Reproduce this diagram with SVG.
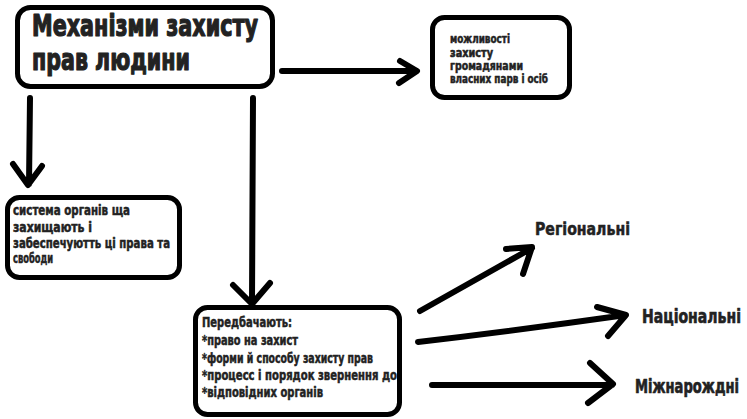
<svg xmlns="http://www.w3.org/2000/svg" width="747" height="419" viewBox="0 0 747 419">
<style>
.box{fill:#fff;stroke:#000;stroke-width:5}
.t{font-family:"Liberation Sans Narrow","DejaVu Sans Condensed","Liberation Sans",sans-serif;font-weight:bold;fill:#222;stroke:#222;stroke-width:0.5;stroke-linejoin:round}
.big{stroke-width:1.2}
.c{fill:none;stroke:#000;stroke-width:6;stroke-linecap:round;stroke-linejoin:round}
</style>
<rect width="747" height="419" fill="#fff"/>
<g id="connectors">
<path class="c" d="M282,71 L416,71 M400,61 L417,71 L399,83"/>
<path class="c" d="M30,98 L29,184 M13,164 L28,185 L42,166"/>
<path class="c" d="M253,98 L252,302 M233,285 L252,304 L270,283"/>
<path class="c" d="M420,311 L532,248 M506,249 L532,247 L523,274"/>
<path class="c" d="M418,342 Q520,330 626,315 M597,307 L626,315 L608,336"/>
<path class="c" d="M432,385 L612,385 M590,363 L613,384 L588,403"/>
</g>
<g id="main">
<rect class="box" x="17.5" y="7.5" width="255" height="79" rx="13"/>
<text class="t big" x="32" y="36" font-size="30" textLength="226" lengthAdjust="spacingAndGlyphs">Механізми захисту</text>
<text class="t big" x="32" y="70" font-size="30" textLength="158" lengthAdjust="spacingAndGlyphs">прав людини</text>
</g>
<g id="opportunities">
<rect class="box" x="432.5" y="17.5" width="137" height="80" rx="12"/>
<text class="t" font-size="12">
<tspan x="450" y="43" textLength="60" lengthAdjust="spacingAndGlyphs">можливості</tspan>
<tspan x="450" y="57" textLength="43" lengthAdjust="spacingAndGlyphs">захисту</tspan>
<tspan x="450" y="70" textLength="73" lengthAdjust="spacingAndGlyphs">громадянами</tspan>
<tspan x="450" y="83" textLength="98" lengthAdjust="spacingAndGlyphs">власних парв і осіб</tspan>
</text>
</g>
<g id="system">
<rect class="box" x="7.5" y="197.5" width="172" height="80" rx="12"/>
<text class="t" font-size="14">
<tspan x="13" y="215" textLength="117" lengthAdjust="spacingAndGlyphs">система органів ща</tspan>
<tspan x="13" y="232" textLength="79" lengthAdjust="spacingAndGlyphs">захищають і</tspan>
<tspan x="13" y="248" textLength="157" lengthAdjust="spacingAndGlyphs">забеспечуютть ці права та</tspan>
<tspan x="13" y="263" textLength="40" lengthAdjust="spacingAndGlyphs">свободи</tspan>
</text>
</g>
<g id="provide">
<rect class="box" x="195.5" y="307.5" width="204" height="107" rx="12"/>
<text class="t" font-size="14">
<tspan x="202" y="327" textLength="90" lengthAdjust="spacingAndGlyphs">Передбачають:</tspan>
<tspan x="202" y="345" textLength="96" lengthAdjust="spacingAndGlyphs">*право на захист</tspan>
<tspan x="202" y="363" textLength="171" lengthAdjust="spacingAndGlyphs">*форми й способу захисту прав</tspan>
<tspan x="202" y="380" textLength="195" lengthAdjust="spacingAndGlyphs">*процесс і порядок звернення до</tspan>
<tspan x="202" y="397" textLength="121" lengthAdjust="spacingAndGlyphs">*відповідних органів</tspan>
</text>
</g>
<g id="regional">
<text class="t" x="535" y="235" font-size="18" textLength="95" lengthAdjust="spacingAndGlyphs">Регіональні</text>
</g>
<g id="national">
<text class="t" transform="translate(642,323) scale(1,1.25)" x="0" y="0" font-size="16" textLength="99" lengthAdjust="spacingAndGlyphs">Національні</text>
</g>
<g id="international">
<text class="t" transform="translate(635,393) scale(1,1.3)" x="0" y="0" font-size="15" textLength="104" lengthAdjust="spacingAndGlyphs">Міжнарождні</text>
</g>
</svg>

══════

● **EXERCISE TASK**
Ignore the images and quote every line of the listing exactly.

● **RIGHT ANSWER**
Reproduce this diagram with SVG.
<svg xmlns="http://www.w3.org/2000/svg" width="747" height="419" viewBox="0 0 747 419">
<style>
.box{fill:#fff;stroke:#000;stroke-width:5}
.t{font-family:"Liberation Sans Narrow","DejaVu Sans Condensed","Liberation Sans",sans-serif;font-weight:bold;fill:#222;stroke:#222;stroke-width:0.5;stroke-linejoin:round}
.big{stroke-width:1.2}
.c{fill:none;stroke:#000;stroke-width:6;stroke-linecap:round;stroke-linejoin:round}
</style>
<rect width="747" height="419" fill="#fff"/>
<g id="connectors">
<path class="c" d="M282,71 L416,71 M400,61 L417,71 L399,83"/>
<path class="c" d="M30,98 L29,184 M13,164 L28,185 L42,166"/>
<path class="c" d="M253,98 L252,302 M233,285 L252,304 L270,283"/>
<path class="c" d="M420,311 L532,248 M506,249 L532,247 L523,274"/>
<path class="c" d="M418,342 Q520,330 626,315 M597,307 L626,315 L608,336"/>
<path class="c" d="M432,385 L612,385 M590,363 L613,384 L588,403"/>
</g>
<g id="main">
<rect class="box" x="17.5" y="7.5" width="255" height="79" rx="13"/>
<text class="t big" x="32" y="36" font-size="30" textLength="226" lengthAdjust="spacingAndGlyphs">Механізми захисту</text>
<text class="t big" x="32" y="70" font-size="30" textLength="158" lengthAdjust="spacingAndGlyphs">прав людини</text>
</g>
<g id="opportunities">
<rect class="box" x="432.5" y="17.5" width="137" height="80" rx="12"/>
<text class="t" font-size="12">
<tspan x="450" y="43" textLength="60" lengthAdjust="spacingAndGlyphs">можливості</tspan>
<tspan x="450" y="57" textLength="43" lengthAdjust="spacingAndGlyphs">захисту</tspan>
<tspan x="450" y="70" textLength="73" lengthAdjust="spacingAndGlyphs">громадянами</tspan>
<tspan x="450" y="83" textLength="98" lengthAdjust="spacingAndGlyphs">власних парв і осіб</tspan>
</text>
</g>
<g id="system">
<rect class="box" x="7.5" y="197.5" width="172" height="80" rx="12"/>
<text class="t" font-size="14">
<tspan x="13" y="215" textLength="117" lengthAdjust="spacingAndGlyphs">система органів ща</tspan>
<tspan x="13" y="232" textLength="79" lengthAdjust="spacingAndGlyphs">захищають і</tspan>
<tspan x="13" y="248" textLength="157" lengthAdjust="spacingAndGlyphs">забеспечуютть ці права та</tspan>
<tspan x="13" y="263" textLength="40" lengthAdjust="spacingAndGlyphs">свободи</tspan>
</text>
</g>
<g id="provide">
<rect class="box" x="195.5" y="307.5" width="204" height="107" rx="12"/>
<text class="t" font-size="14">
<tspan x="202" y="327" textLength="90" lengthAdjust="spacingAndGlyphs">Передбачають:</tspan>
<tspan x="202" y="345" textLength="96" lengthAdjust="spacingAndGlyphs">*право на захист</tspan>
<tspan x="202" y="363" textLength="171" lengthAdjust="spacingAndGlyphs">*форми й способу захисту прав</tspan>
<tspan x="202" y="380" textLength="195" lengthAdjust="spacingAndGlyphs">*процесс і порядок звернення до</tspan>
<tspan x="202" y="397" textLength="121" lengthAdjust="spacingAndGlyphs">*відповідних органів</tspan>
</text>
</g>
<g id="regional">
<text class="t" x="535" y="235" font-size="18" textLength="95" lengthAdjust="spacingAndGlyphs">Регіональні</text>
</g>
<g id="national">
<text class="t" transform="translate(642,323) scale(1,1.25)" x="0" y="0" font-size="16" textLength="99" lengthAdjust="spacingAndGlyphs">Національні</text>
</g>
<g id="international">
<text class="t" transform="translate(635,393) scale(1,1.3)" x="0" y="0" font-size="15" textLength="104" lengthAdjust="spacingAndGlyphs">Міжнарождні</text>
</g>
</svg>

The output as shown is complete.